The King's insanity is easily proved by a thousand facts. I need only one: for example everyone would agree that only a treacherous or insane general would attempt to save his allies by burning their towns. Yet the French King has allowed General Jarry to make the Belgians hate the French by the burning of the town of Courtray. In this way he has made this friendly town of allies suffer all the ills that could be imposed by their cruel,enemies. Could there be a clearer example of madness or treachery?

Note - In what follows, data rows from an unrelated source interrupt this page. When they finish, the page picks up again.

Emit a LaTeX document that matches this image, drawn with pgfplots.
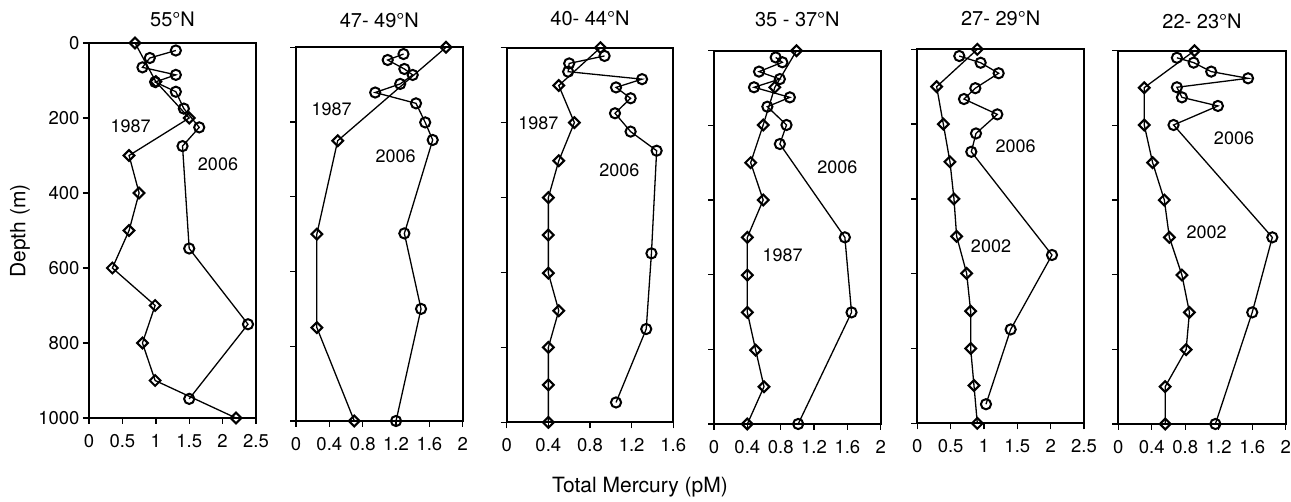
\documentclass[border=0pt]{standalone}
\usepackage{fontspec}
\setmainfont{TeX Gyre Heros}
\usepackage{pgfplots}
\pgfplotsset{compat=1.18}
\pgfplotsset{
  panel/.style={scale only axis, y dir=reverse, ymin=0, ymax=1000, xmin=0,
    ytick={0,200,...,1000}, tick align=outside, tick pos=left,
    axis line style={line width=1.7pt}, major tick style={line width=1.4pt, black},
    major tick length=6pt, clip=false, anchor=south west,
    /pgf/number format/assume math mode=true,
    ticklabel style={font=\fontsize{18.5}{18.5}\selectfont},
    xticklabel style={yshift=-7pt},
    title style={font=\fontsize{20}{20}\selectfont, anchor=base, at={(0.5,1)}},
  },
  s87/.style={black, line width=1.3pt, mark=square, mark size=3.8pt,
    mark options={rotate=45, line width=2.1pt, solid}},
  s06/.style={black, line width=1.3pt, mark=o, mark size=5.1pt,
    mark options={line width=2pt, solid}},
}
\newcommand{\ann}[3]{\node[font=\fontsize{18}{18}\selectfont] at (#1pt,#2pt) {#3};}
\begin{document}
\begin{tikzpicture}
\useasboundingbox (0pt,0pt) rectangle (1291pt,502pt);
% Panel 1
\begin{axis}[panel, at={(89pt,84pt)}, width=167pt, height=375pt, xmax=2.5,
  xtick={0,0.5,1,1.5,2,2.5}, xticklabels={0,0.5,1,1.5,2,2.5},
  yticklabels={0,200,400,600,800,1000},
  title={55°N}, title style={yshift=10.7pt}]
\addplot[s87] coordinates {(0.69,0)(1.0,103)(1.5,200)(0.60,300)(0.75,400)(0.60,500)(0.35,600)(0.99,700)(0.80,800)(0.99,900)(2.20,1000)};
\addplot[s06] coordinates {(1.30,20)(0.91,40)(0.80,65)(1.30,85)(0.99,104)(1.30,130)(1.42,175)(1.65,225)(1.40,275)(1.50,548)(2.38,750)(1.50,949)};
\end{axis}
% Panel 2
\begin{axis}[panel, at={(296pt,81pt)}, width=166.7pt, height=373.7pt, xmax=2,
  xtick={0,0.4,0.8,1.2,1.6,2}, xticklabels={0,0.4,0.8,1.2,1.6,2}, yticklabels={},
  title={47- 49°N}, title style={yshift=13.3pt}]
\addplot[s87] coordinates {(1.80,0)(0.50,250)(0.25,500)(0.25,750)(0.70,1000)};
\addplot[s06] coordinates {(1.29,18)(1.10,34)(1.30,58)(1.40,74)(1.25,98)(0.95,121)(1.44,150)(1.55,201)(1.64,248)(1.30,498)(1.50,700)(1.20,1000)};
\end{axis}
% Panel 3
\begin{axis}[panel, at={(506.7pt,79.7pt)}, width=166.6pt, height=374.6pt, xmax=1.6,
  xtick={0,0.4,0.8,1.2,1.6}, xticklabels={0,0.4,0.8,1.2,1.6}, yticklabels={},
  title={40- 44°N}, title style={yshift=16pt}]
\addplot[s87] coordinates {(0.90,0)(0.50,101)(0.65,200)(0.50,302)(0.40,400)(0.40,500)(0.40,602)(0.50,702)(0.40,800)(0.40,900)(0.40,1000)};
\addplot[s06] coordinates {(0.94,22)(0.60,42)(0.59,64)(1.30,84)(1.05,106)(1.19,135)(1.04,175)(1.19,224)(1.44,275)(1.39,549)(1.34,751)(1.05,947)};
\end{axis}
% Panel 4
\begin{axis}[panel, at={(714pt,78pt)}, width=166.7pt, height=373.3pt, xmax=2,
  xtick={0,0.4,0.8,1.2,1.6,2}, xticklabels={0,0.4,0.8,1.2,1.6,2}, yticklabels={},
  title={35 - 37°N}, title style={yshift=18.4pt}]
\addplot[s87] coordinates {(0.99,0)(0.73,98)(0.59,199)(0.44,300)(0.59,400)(0.40,500)(0.40,601)(0.40,701)(0.50,802)(0.60,900)(0.40,1000)};
\addplot[s06] coordinates {(0.74,18)(0.82,31)(0.54,56)(0.79,76)(0.48,98)(0.91,125)(0.64,150)(0.87,199)(0.79,250)(1.57,500)(1.65,701)(1.01,1000)};
\end{axis}
% Panel 5
\begin{axis}[panel, at={(917.3pt,78.7pt)}, width=166.7pt, height=374pt, xmax=2.5,
  xtick={0,0.5,1,1.5,2,2.5}, xticklabels={0,0.5,1,1.5,2,2.5}, yticklabels={},
  title={27- 29°N}, title style={yshift=17.6pt}]
\addplot[s87] coordinates {(0.90,0)(0.29,100)(0.39,200)(0.49,301)(0.55,400)(0.59,500)(0.74,599)(0.80,700)(0.80,800)(0.85,899)(0.90,1000)};
\addplot[s06] coordinates {(0.63,18)(0.95,36)(1.22,64)(0.87,104)(0.70,133)(1.20,174)(0.88,225)(0.81,274)(2.02,550)(1.40,749)(1.03,949)};
\end{axis}
% Panel 6
\begin{axis}[panel, at={(1118.3pt,78pt)}, width=167.4pt, height=373.3pt, xmax=2,
  xtick={0,0.4,0.8,1.2,1.6,2}, xticklabels={0,0.4,0.8,1.2,1.6,2}, yticklabels={},
  title={22- 23°N}, title style={yshift=15.7pt}]
\addplot[s87] coordinates {(0.91,0)(0.31,99)(0.31,199)(0.41,300)(0.55,400)(0.61,500)(0.76,601)(0.85,701)(0.81,801)(0.56,900)(0.56,1000)};
\addplot[s06] coordinates {(0.70,19)(0.90,32)(1.11,56)(1.55,74)(0.70,98)(0.76,125)(1.19,148)(0.66,199)(1.84,500)(1.60,701)(1.16,1000)};
\end{axis}
% annotations
\ann{130.7}{375.3}{1987}
\ann{218}{338}{2006}
\ann{331.7}{393}{1987}
\ann{395.7}{345.3}{2006}
\ann{538.3}{378.7}{1987}
\ann{619.3}{331.3}{2006}
\ann{837.3}{334.7}{2006}
\ann{782.7}{247}{1987}
\ann{1015.7}{355.3}{2006}
\ann{991}{256}{2002}
\ann{1234}{363.7}{2006}
\ann{1206.7}{269.7}{2002}
\node[font=\fontsize{21}{21}\selectfont] at (640pt,15pt) {Total Mercury (pM)};
\node[font=\fontsize{21}{21}\selectfont, rotate=90] at (20pt,271pt) {Depth (m)};
\end{tikzpicture}
\end{document}
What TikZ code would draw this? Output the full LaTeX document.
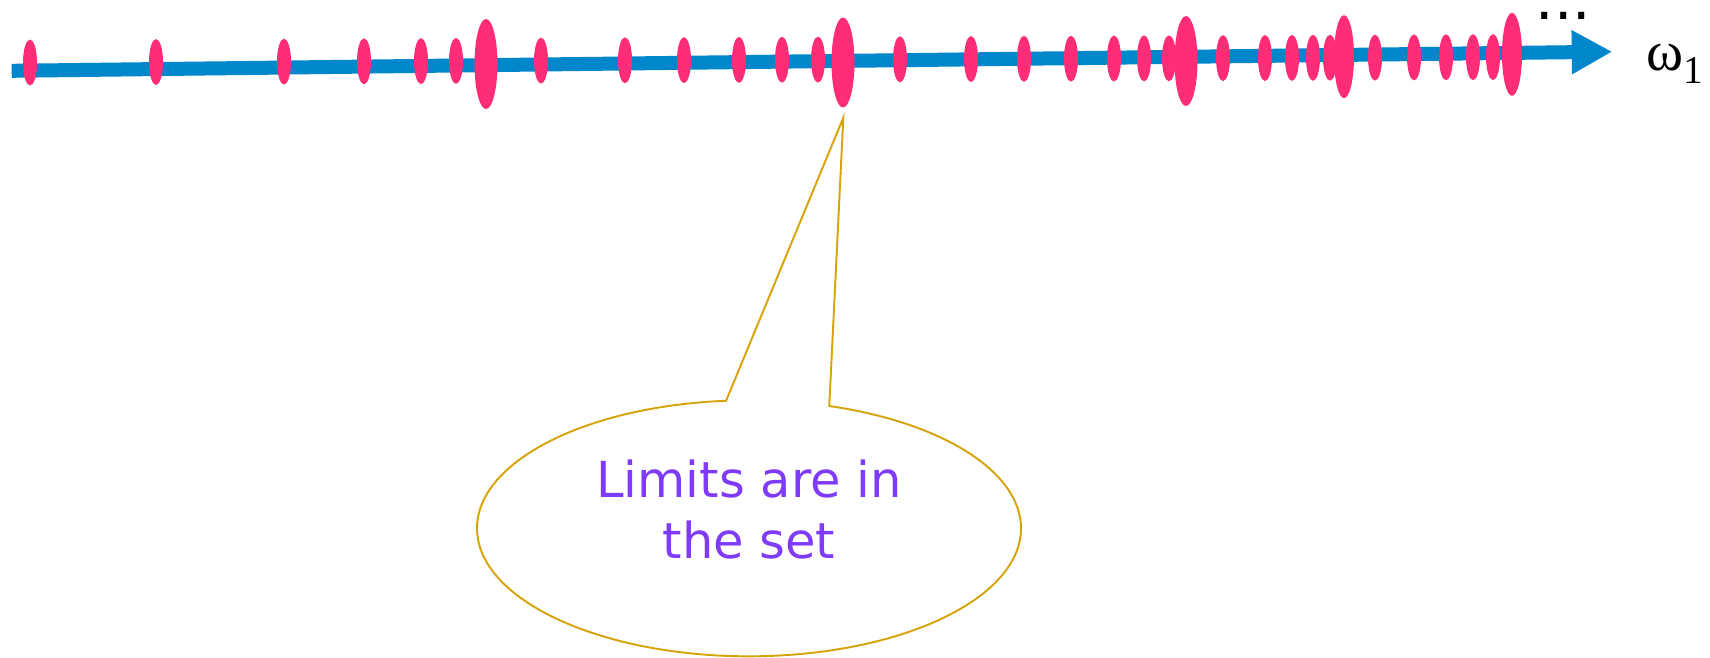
\documentclass[tikz,border=0pt]{standalone}
\usepackage{fontspec}
\usepackage{tikz}
\usetikzlibrary{arrows.meta, shapes.geometric, shapes.callouts}
\newfontfamily\calloutfont{DejaVu Sans}
\newfontfamily\labelfont{Liberation Serif}
\definecolor{axisB}{HTML}{0086CB}
\definecolor{ordP}{HTML}{FF2D78}
\definecolor{callG}{HTML}{D6A40A}
\definecolor{callV}{HTML}{7F3BF8}

\tikzset{
  axisline/.style={draw=axisB, line width=1.4mm, -{Triangle[length=4.06mm, width=4.13mm]}},
  ordpt/.style={ellipse, fill=ordP, inner sep=0pt, minimum width=1.4mm, minimum height=4.6mm},
  limpt/.style={ellipse, fill=ordP, inner sep=0pt, minimum width=2.3mm, minimum height=9mm},
  limpts/.style={ellipse, fill=ordP, inner sep=0pt, minimum width=2mm, minimum height=8.3mm},
  balloon/.style={ellipse callout, draw=callG, line width=0.55pt, text=callV,
    font=\calloutfont\fontsize{14.1}{17.3}\selectfont, align=center,
    minimum width=54.4mm, minimum height=25.6mm, inner sep=0pt, callout pointer arc=22}
}

\begin{document}
\begin{tikzpicture}[x=0.1mm, y=-0.1mm]
\useasboundingbox (0,0) rectangle (1710,657);
% the axis
\coordinate (start) at (11.7,70.8);
\coordinate (end) at (1612.3,51.7);
\draw[axisline] (start) -- (end);
% successor points
\node[ordpt] (p1) at (30,62.5) {};
\node[ordpt] (p2) at (156,62.0) {};
\node[ordpt] (p3) at (284,61.6) {};
\node[ordpt] (p4) at (364,61.3) {};
\node[ordpt] (p5) at (421,61.1) {};
\node[ordpt] (p6) at (456,60.9) {};
\node[ordpt] (p7) at (541,60.6) {};
\node[ordpt] (p8) at (625,60.3) {};
\node[ordpt] (p9) at (684,60.1) {};
\node[ordpt] (p10) at (739,59.9) {};
\node[ordpt] (p11) at (782,59.7) {};
\node[ordpt] (p12) at (818,59.6) {};
\node[ordpt] (p13) at (900,59.3) {};
\node[ordpt] (p14) at (971,59.0) {};
\node[ordpt] (p15) at (1024,58.8) {};
\node[ordpt] (p16) at (1071,58.7) {};
\node[ordpt] (p17) at (1114,58.5) {};
\node[ordpt] (p18) at (1144,58.4) {};
\node[ordpt] (p19) at (1169,58.3) {};
\node[ordpt] (p20) at (1223,58.1) {};
\node[ordpt] (p21) at (1265,58.0) {};
\node[ordpt] (p22) at (1292,57.9) {};
\node[ordpt] (p23) at (1313,57.8) {};
\node[ordpt] (p24) at (1330,57.7) {};
\node[ordpt] (p25) at (1375,57.6) {};
\node[ordpt] (p26) at (1414,57.4) {};
\node[ordpt] (p27) at (1446,57.3) {};
\node[ordpt] (p28) at (1473,57.2) {};
\node[ordpt] (p29) at (1493,57.1) {};
% limit points
\node[limpt] (l1) at (486,64) {};
\node[limpt] (l2) at (843,62.5) {};
\node[limpt] (l3) at (1186,61) {};
\node[limpts] (l4) at (1344,56.7) {};
\node[limpts] (l5) at (1512,54.3) {};
% labels
\node[inner sep=0pt, anchor=base west, font=\calloutfont\fontsize{16.5}{20}\selectfont] (more) at (1535,19.3) {...};
\node[inner sep=0pt, anchor=base west, font=\labelfont\fontsize{16}{18}\selectfont] (omega) at (1646,70) {ω\raisebox{-3.8pt}{\fontsize{11.2}{13}\selectfont 1}};
% callout
\coordinate (tip) at (843.3,117.7);
\node[balloon, callout absolute pointer={(tip)}] (note) at (749,528.3) {Limits are in\\the set\rule[-10.7pt]{0pt}{10.7pt}};
\end{tikzpicture}
\end{document}
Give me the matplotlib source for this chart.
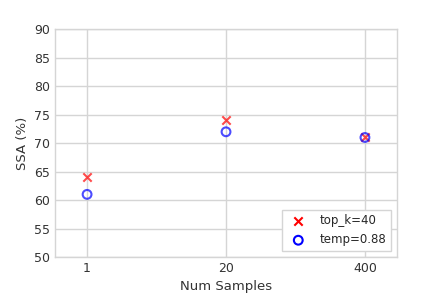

If he is mad, Loius XVI must be suspended, if he is treacherous he must be deposed. Is there clearer evidence of insanity than for this constitutional monarch to appoint officers and generals who spend all their time in the camps of the enemies of the constitution or to dismiss ministers who support the constitution? Today, in the hands of the King, the appointment of ministers, to borrow a phrase from M.Manuel, is no less than a gift to the aristocracy. Is there clearer evidence of insanity than to dismiss a minister for proposing a camp of 20,000 men at Soissons only to propose a camp of 30,000 in the same place the very next day?
The Earl of Shaftesbury said that enslavement and Catholicism are like two brothers who go hand in hand. Sometimes one will be the first to,enter a country, sometimes the other, but they always come together. In England the Stuart's wanted to introduce Catholicism first, to pave the way for despotism; in Scotland they began by adopting despotism to pave the way for Papism.
In the same way here, every counter revolutionary journal or manifesto, every emigre or Prussian speaks only of returning France to the double yoke of religion and reactionary politics: refractory priests in the departments spread the madness of papacy, servitude and imbecility against the sound ideas of philosophy and freedom, opposing the constitution; can the be any clearer sign of madness than for a constitutional monarch to veto the decree exiling all such priests? In doing this our constitutional monarch displayed before the whole world a total loss of intellectual faculty, the Paris commune must demand that the National Assembly either suspend him, because he is mad, or dethrone him because he is a traitor. The Constituion is not forbidden to deal with this King Lear in such a way, and if it were then the constituents would have to declare him insane.
During the suspension of executive power, in order to maintain the political indivisibility of the 83 departments, I think that the commune should nominate two 'curators' of the monarchy, to act for Louis XVI whilst his insanity continues and until his rightful senses return. I prefer this solution to that of asking all 83 departments to elect separate individuals to form a Council of State because it is to be feared that these would be 83 kinglets, and we all know that there is nothing worse than petty tyrants! If the 83 departments simply nominate 2 regents, able to be removed when necessary, it seems to me that the choice is already made, and that four years of revolution have clearly shown two men who merit our confidence, provisionally and for the duration of the National Convention. (Georges and Max?? ed.)
I don't know which would be the greater disaster for the Patriots and the cause of freedom: if he were assassinated by Coblentz and the aristocracy or if he escaped us through flight. If he were assassinated I can assure that the murderer would be instantly killed, like Clement, and we would certainly find that a Jacobin calling card had been slipped into his pocket so that we could be charged with the crime; because it won't take place in France. If he flees, that is just what Coblentz and the Congress of Mayence are hoping and praying for.
I think we cannot be too watchful of Louis XVI; we should keep him closely guarded amongst us, right at the centre of our attention. I do still weigh the King in the balance of M.Manuel, but the question here is not the specific intrinsic weight of a king. I am weighing Louis XVI on the scales of the kings of Prussia and Hungary. Are we supporting the value of kings in the minds of slaves? What ransoms were paid for Louis IX and King Jean and Francois II?
We should imitate the example of London. Once they realised that Charles I was in communication with the Catholics of Ireland,p;that he was secretly raising troops against parliament; from the time when rightly suspected him of trying to reverse the constitution, then they seized the Prince of Wales, the Dukes of York and Gloucester,and would equally have seized the Queen if she had not fled to France. Indeed M.le Maire, given the gravity of the circumstances you must show the vigilance and determination of Thomas Andrews, the Mayor of London. If you can keep guard over the King and his family, keeping them close by you, in this way you will save the capital and the empire. You will be saving yourself and all of us because in the scales of despots a King weighs more than 25 million citizens.
It is vital then that after suspending the King by cause of his insanity the National Assembly makes it clear that they are continuing to hold the King and his family as hostages to the safety of France.